By labeling this newspaper as anti-military or that newspaper as fundamentalist or by claiming that recordings are not legal, Mr. Çağaptay is trying to obscure and darken the clear evidence and apparent coup attempts. Thanks to new technology, law enforcement agencies are able to do voice recordings and listen to conversations without difficulty. While this is the case, we know that military coup hawks have covertly listened to many, even the prime minister. There are assassination plans in the hands of the courts. All the recent arrests in Turkey were carried out in full accordance with the law, all the evidence is collected legally and the voice recordings that led to these arrests were done under judicial approval. The authority that decides and will issue decrees on these cases is the judiciary (the courts), not the government. One also must remember that most of these voice recordings and other pieces of evidence were provided by both military and civilian individuals who firmly believe in democracy, and there are many anonymous witnesses who are ready to supply more evidence on cases which are endangering the future of our country.

Why are Mr.
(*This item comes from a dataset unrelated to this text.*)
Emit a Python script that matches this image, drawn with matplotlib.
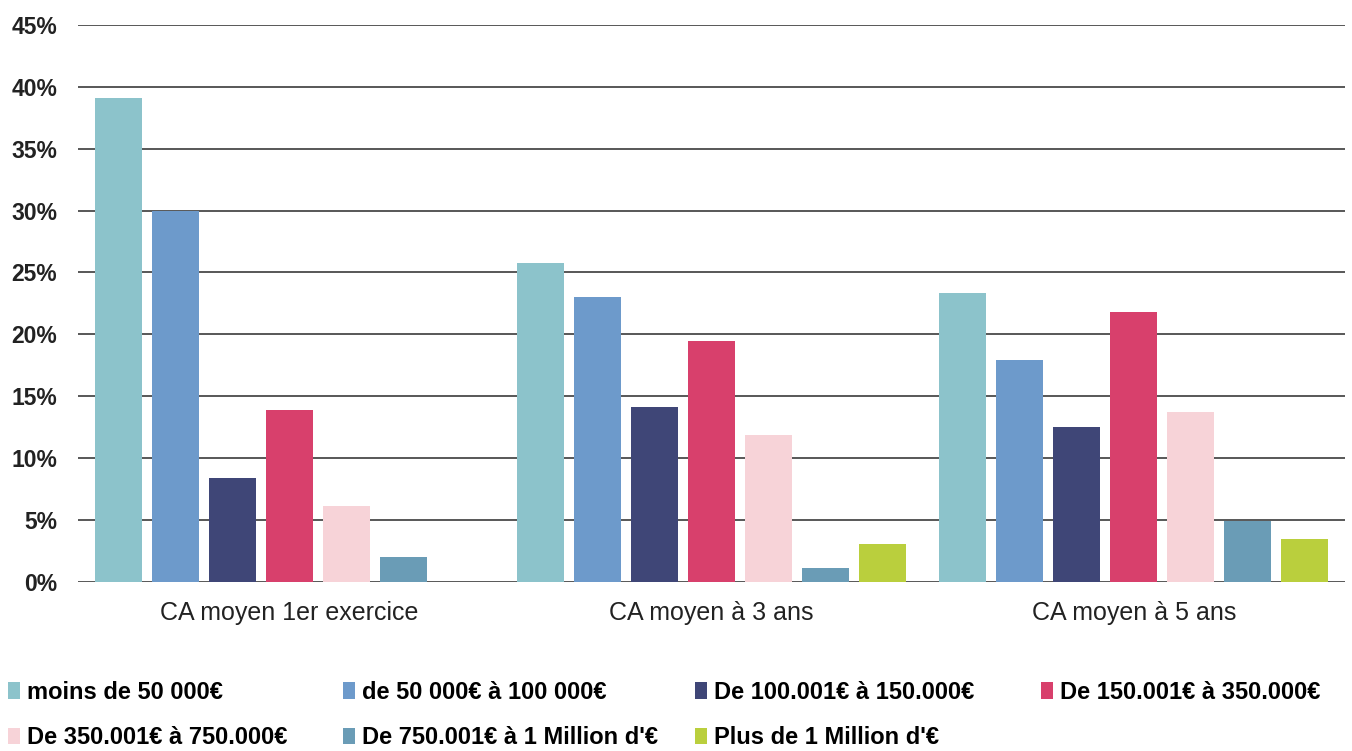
import matplotlib.pyplot as plt
import numpy as np

plt.rcParams['font.family'] = ['Liberation Sans', 'DejaVu Sans']

categories = ["CA moyen 1er exercice", "CA moyen à 3 ans", "CA moyen à 5 ans"]
series = ["moins de 50 000€", "de 50 000€ à 100 000€", "De 100.001€ à 150.000€",
          "De 150.001€ à 350.000€", "De 350.001€ à 750.000€",
          "De 750.001€ à 1 Million d'€", "Plus de 1 Million d'€"]
values = [
    [39.1, 25.8, 23.3],   # moins de 50 000
    [30.0, 23.0, 17.9],   # 50 000 - 100 000
    [8.4, 14.1, 12.5],    # 100.001 - 150.000
    [13.9, 19.5, 21.8],   # 150.001 - 350.000
    [6.1, 11.9, 13.7],    # 350.001 - 750.000
    [2.0, 1.1, 4.9],      # 750.001 - 1M
    [0.0, 3.1, 3.5],      # > 1M
]
colors = ["#8cc3cb", "#6d9acb", "#3f4677", "#d8406c", "#f7d3d8", "#6a9cb6", "#bacf3d"]

fig = plt.figure(figsize=(13.52, 7.51), dpi=100)
ax = fig.add_axes([0.0577, 0.225, 0.937, 0.742])

x = np.arange(len(categories))
slot = 0.135
width = 0.111
handles = []
for i, (name, vals) in enumerate(zip(series, values)):
    b = ax.bar(x + (i - 3) * slot, vals, width, color=colors[i], label=name, zorder=3)
    handles.append(b)

ax.set_xlim(-0.5, 2.5)
ax.set_ylim(0, 45)
ax.set_yticks(range(0, 50, 5))
ax.set_yticklabels([f"{v}%" for v in range(0, 50, 5)], fontsize=16.5, fontweight='bold', color='#222222')
ax.set_xticks(x)
ax.set_xticklabels(categories, fontsize=18, color='#222222')
ax.tick_params(axis='both', length=0)
ax.tick_params(axis='y', pad=15)
ax.tick_params(axis='x', pad=14)
ax.yaxis.grid(True, color='#2a2a2a', linewidth=1.1, zorder=0)
for s in ax.spines.values():
    s.set_visible(False)

# legend laid out row by row in four fixed columns
col_x = [8, 343, 695, 1041]
for c, cx in enumerate(col_x):
    idx = [k for k in (c, c + 4) if k < len(series)]
    fig.legend([handles[k] for k in idx], [series[k] for k in idx],
               loc='upper left', bbox_to_anchor=(cx / 1352, 1 - 681 / 751),
               frameon=False, borderpad=0, borderaxespad=0,
               handlelength=0.5, handleheight=0.7, handletextpad=0.3,
               labelspacing=0.95, prop={'size': 17, 'weight': 'bold'})

fig.savefig("out.png", dpi=100)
Soner Çağaptay and the like trying to cast doubt on coup attempts and preparations in Turkey?
And why do they deliberately ignore clear evidence, recorded conversations, seized weapons and ammunition, confessions and the statements of so many anonymous witnesses? Has Turkey never suffered through military coups staged for this reason or that? Who launched the military coups of 1960, 1971 and 1980 and the postmodern military interventions many years later? Who unjustly executed Prime Minister Adnan Menderes and two ministers of a democratically elected government? While even primary school children know the truth about these facts today in Turkey, should we not take even the slightest sign of a coup very seriously? Or is this callous behavior and turning a blind eye to these events and even distortion of the truth the exact mentality of the coup hawks?
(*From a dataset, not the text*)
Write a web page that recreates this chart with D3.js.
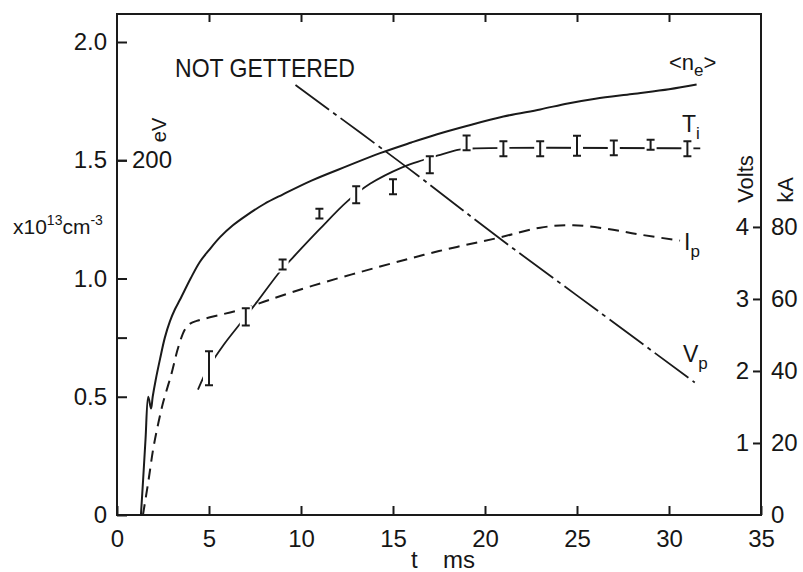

Mr. Çağaptay writes in his article “What’s Really Behind Turkey’s Coup Arrests?” published by Foreign Policy on Feb. 25, that “a mountain has moved in Turkish politics.” You then expect that he will say things such as “everything in Turkey is now returning to normal” and “democracy is now being established more firmly.” Alas, in a very confusing way, Mr. Çağaptay starts defending the continuation of the very problematic status quo. We have had many governments in Turkey that were elected by the people but were never able to govern independently. These governments were always challenged by groups in the military and civilian bureaucracy. Meanwhile, there are structural and implicational problems in our legal code, and especially in our Constitution. Many of these codes were formed during junta rule. Human rights were violated and many murders still remain unsolved in this country. While the European Union questions all these defects during negotiations, they push and insist that Turkey do its best to be fully governed by the rule of law and for it to firmly establish democracy in every part of the country. Similar criticisms sometimes also come from the US. Nevertheless, Mr. Çağaptay still wants business to carry on as usual, leaving us all to wonder why.
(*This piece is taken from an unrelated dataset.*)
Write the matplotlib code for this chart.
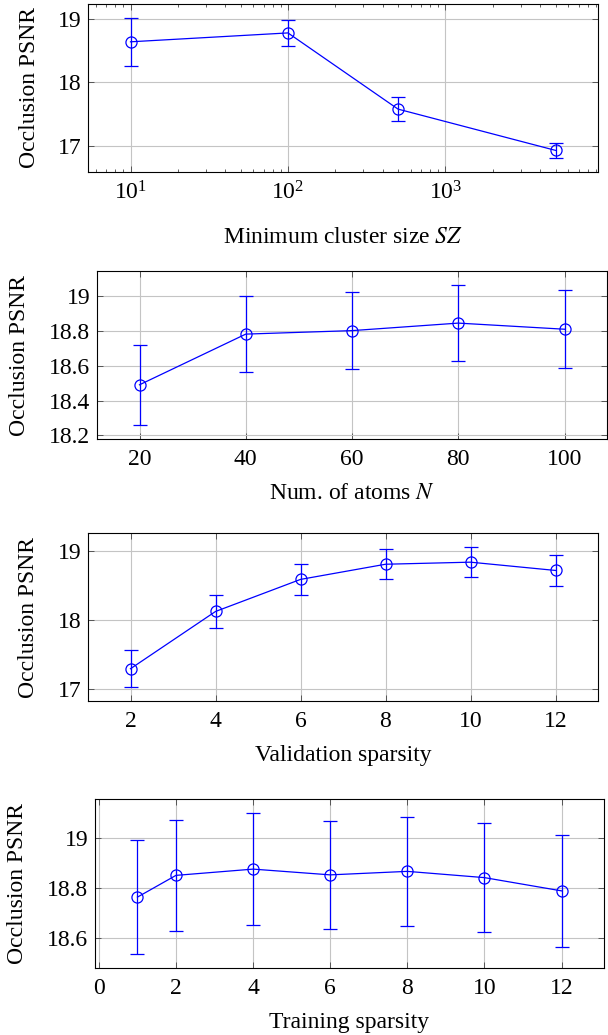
import numpy as np
import matplotlib
matplotlib.use("Agg")
import matplotlib.pyplot as plt
from matplotlib.ticker import MultipleLocator, FuncFormatter

plt.rcParams['font.family'] = ['Liberation Serif', 'DejaVu Serif']
plt.rcParams['mathtext.fontset'] = 'stix'
plt.rcParams['font.size'] = 17

# Minimum cluster size SZ
sz = [10, 100, 500, 5000]
psnr_sz = [18.64, 18.78, 17.58, 16.93]
err_sz = [0.375, 0.21, 0.19, 0.12]

# Num. of atoms N
atoms = [20, 40, 60, 80, 100]
psnr_atoms = [18.49, 18.78, 18.80, 18.843, 18.808]
err_atoms = [0.23, 0.218, 0.22, 0.218, 0.222]

# Validation sparsity
val_sp = [2, 4, 6, 8, 10, 12]
psnr_val = [17.30, 18.13, 18.595, 18.815, 18.845, 18.725]
err_val = [0.265, 0.235, 0.225, 0.215, 0.22, 0.23]

# Training sparsity
train_sp = [1, 2, 4, 6, 8, 10, 12]
psnr_train = [18.764, 18.851, 18.876, 18.853, 18.867, 18.842, 18.789]
err_train = [0.227, 0.221, 0.224, 0.216, 0.217, 0.217, 0.223]

W, H = 608, 1035
fig = plt.figure(figsize=(W / 100, H / 100), dpi=100)

# axes boxes in pixels: left, top, right, bottom
boxes = [(88, 4, 598, 172), (97, 271, 607, 439), (88, 533, 598, 701), (95, 799, 604, 968)]


def make_ax(box):
    l, t, r, b = box
    return fig.add_axes([l / W, 1 - b / H, (r - l) / W, (b - t) / H])


def enlarge(lo, hi, f=0.1):
    d = (hi - lo) * f
    return lo - d, hi + d


fmt = FuncFormatter(lambda v, p: f"{round(v, 6):g}")

panels = [
    (sz, psnr_sz, err_sz, "Minimum cluster size $SZ$", True, None, 1.0),
    (atoms, psnr_atoms, err_atoms, "Num. of atoms $N$", False, 20, 0.2),
    (val_sp, psnr_val, err_val, "Validation sparsity", False, 2, 1.0),
    (train_sp, psnr_train, err_train, "Training sparsity", False, 2, 0.2),
]
ylab_x = [-0.094, -0.131, -0.096, -0.131]
xlab_y = [-0.33, -0.26, -0.26, -0.26]

for i, (x, y, e, xlabel, logx, xstep, ystep) in enumerate(panels):
    ax = make_ax(boxes[i])
    x = np.array(x, dtype=float)
    y = np.array(y)
    e = np.array(e)
    ax.errorbar(x, y, yerr=e, color='#0000ff', lw=0.9, marker='o', ms=8,
                mfc='none', mec='#0000ff', mew=0.9, ecolor='#0000ff',
                elinewidth=0.9, capsize=5, capthick=0.9, zorder=3)
    if logx:
        ax.set_xscale('log')
        lo, hi = enlarge(np.log10(x.min()), np.log10(x.max()))
        ax.set_xlim(10 ** lo, 10 ** hi)
    else:
        ax.set_xlim(*enlarge(x.min(), x.max()))
        ax.xaxis.set_major_locator(MultipleLocator(xstep))
        ax.xaxis.set_major_formatter(fmt)
    ax.set_ylim(*enlarge((y - e).min(), (y + e).max()))
    ax.yaxis.set_major_locator(MultipleLocator(ystep))
    ax.yaxis.set_major_formatter(fmt)

    ax.grid(True, which='major', color='#c4c4c4', lw=0.8)
    ax.set_axisbelow(True)
    ax.tick_params(which='both', direction='in', top=True, right=True,
                   color='#444444', width=0.6)
    ax.tick_params(which='major', length=4.5)
    ax.tick_params(axis='x', which='major', pad=7)
    ax.tick_params(axis='y', which='major', pad=5)
    ax.tick_params(which='minor', length=2.5)
    for s in ax.spines.values():
        s.set_linewidth(0.8)

    ax.set_xlabel(xlabel)
    ax.set_ylabel("Occlusion PSNR")
    ax.yaxis.set_label_coords(ylab_x[i], 0.5)
    ax.xaxis.set_label_coords(0.5, xlab_y[i])

fig.savefig("out.png", dpi=100)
All dictators and elitists play target diversion games to be able to continue their existence and influence. They always want to exist by diverting the attention of people elsewhere or by creating and presenting new enemies. In this respect, take a look at what Çağaptay says: “All shots against the military are now fair game, including those below the belt. The force behind this dramatic change is the Fethullah Gülen Movement (FGH), an ultraconservative political faction that backs the ruling Justice and Development Party (AKP).” That is, the army and some people must never be criticized. If they are criticized, this means they are the enemy. Do things happen like this in America? Or do you have special formulae for Turkey that you deem suitable for third world countries? Çağaptay does exactly what those who are cornered do and that is to try and pervert the course of justice and cause confusion before finally letting the cat out of the bag and pointing his finger at the Gülen movement. If this movement is really behind Turkey’s democratization process, then should we not thank it?

Lawful mobilization
As Mr. Çağaptay himself knows very well, lobbies are one of the main dynamics of the US system. The US has a pluralistic democracy. Being an academic who studied in the UK and served as a visiting lecturer at Harvard University, I also know very well that Americans feel very proud of having a pluralist system and being open and transparent. In Turkey, too, as is the case in every democratic country, there can be, and there should be, various movements, lobbies and trends such as the Gülen movement that can mobilize lawfully. Why should there not be a pluralist and transparent democracy in Turkey? Hence, what he really means is that democracy, plurality, openness, transparency and the rule of law suit America, but when it comes to Turkey, where his Excellency was born, a suppressed and defective democracy, an elitist government, the rule of state instead of the rule of law, a society in which covert and clandestine acts are conducted instead of an open transparent society and even single-party rule all fit well. Even if you regard these bad clothes suitable for Turkey, we and a vast majority of our people do not. We now know what is good and what is bad for us, and thanks to this awakening, Turkey is now an illuminating star on the rise. That is why US Secretary of State Hillary Clinton describes Turkey as “an emerging global power.” And this is why US President Barack Obama made his first overseas visit to Turkey. That means Çağaptay, having buried his head in the sand, does not want to know anything about these things.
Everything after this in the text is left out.